Despite these limitations, the mode of administration (CATI vs. CAPI) for the PHQ-8 questionnaire may play a major role in the differences in the prevalence estimates of the PHQ-8 depression because BRFSS data have consistently been found to provide national estimates comparable to results from national household surveys with a face-to-face interview in health risk factors, chronic conditions, and health care access (Mokdad et al. 2003; Nelson et al. 2003). Numerous studies have shown that survey administration mode may have significant impact on the data quality and results (Bowling 2005; Newman et al. 2002), particularly for sensitive issues and stigmatized behaviors (Durant and Carey 2000; Smith et al. 2009; Tourangeau and Smith 1996). Studies with either CATI or self-administered surveys have been found to report a higher rate of stigmatized behaviors including sexual behaviors and drug use than those using face-to-face interviewing (Durant and Carey 2000; Smith et al. 2009; Tourangeau and Smith 1996). Similarly, studies have suggested that telephone administration has yielded more positive health-related quality of life scores than either the self-administered survey (Hanmer et al. 2007) or mail survey (Hays et al. 2009). Moreover, a recent study compared the four national surveys including BRFSS (with CATI), NHANES (with CAPI), National Health Interview Survey (NHIS with CAPI), and Current Population Survey (CPS with CATI/CAPI) and found that BRFSS yielded a higher prevalence of fair or poor self-rated general health than either NHANES or NHIS, but a lower prevalence than CPS (Salomon et al. 2009).

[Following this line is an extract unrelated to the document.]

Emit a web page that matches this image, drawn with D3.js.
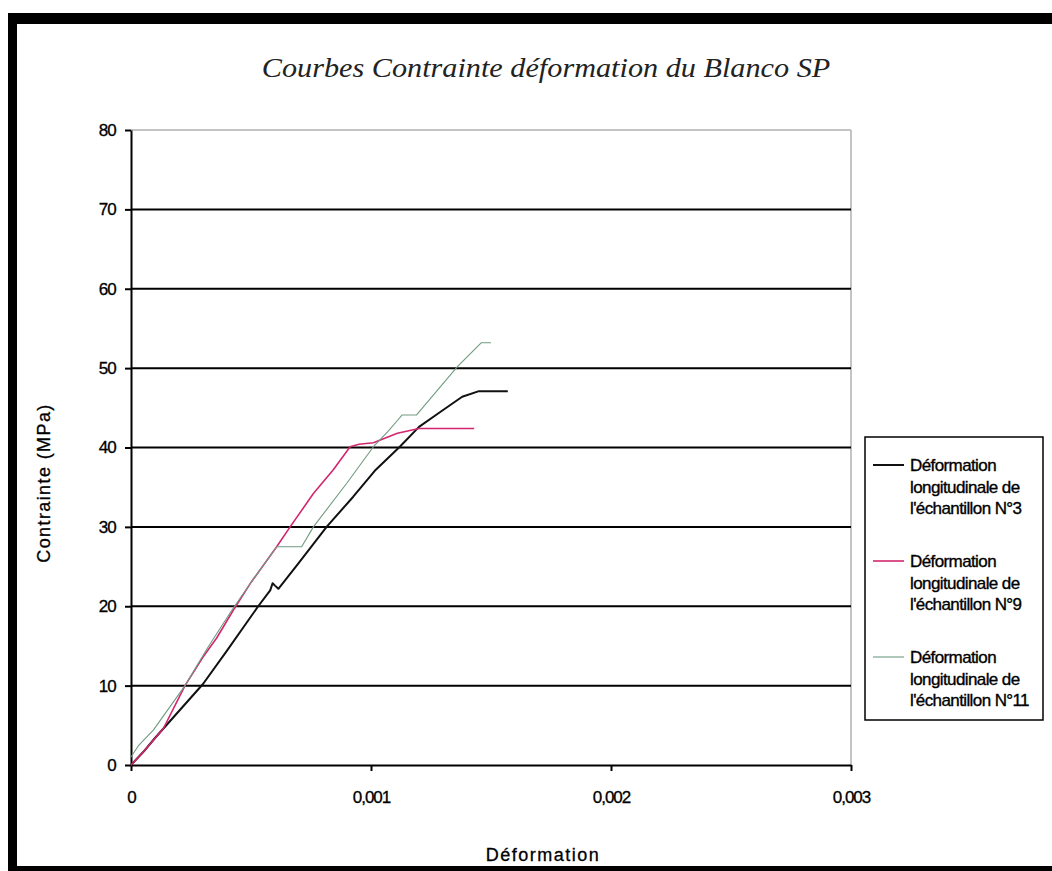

Consistent with those findings, CATI as administered in the 2006 BRFSS yielded a higher prevalence estimate of the PHQ-8 depression than CAPI as administered in the 2005–2006 NHANES. Telephone interviewing may be more successful in eliciting frank responses to sensitive issues than face-to-face interviewing (Sykes and Collins 1988). Throughout history, stigmatization of people with mental illness has long been recognized as a public health issue (US Department of Health and Human Services 1999). Stigmatizing attitudes about mental illness in the general public and self-stigma and fear of rejection by others have a negative impact on people’s lives (Corrigan and Watson 2002; Link et al. 1997). The negative impact may also be reflected in their responses to the PHQ-8 items in the surveys, particularly in the face-to-face interviewing mode. Alternatively, differences in sampling frames (i.e., telephone sampling frame in BRFSS versus household sampling frame in NHANES) between the two studies may have contributed to the difference.

In sum, by comparing the prevalence estimates of the PHQ-8 depression between the BRFSS and NHANES surveys that used two different modes of questionnaire administration, we identified significant variations in the prevalence estimates of depression between the two modes. Although our results are unable to provide reasons for the actual causes of the variations in the PHQ-8 depression prevalence estimates in the US adult population between CATI and CAPI, the notable differences in the prevalence estimates between the two administration modes warrant cautions when one compares and interprets the results from these two national surveys. In recognition of stigmatization for mental illness in the general public, appropriate selection of administration modes for the PHQ-8 questionnaire needs to be scrutinized to elicit accurate information regarding depression.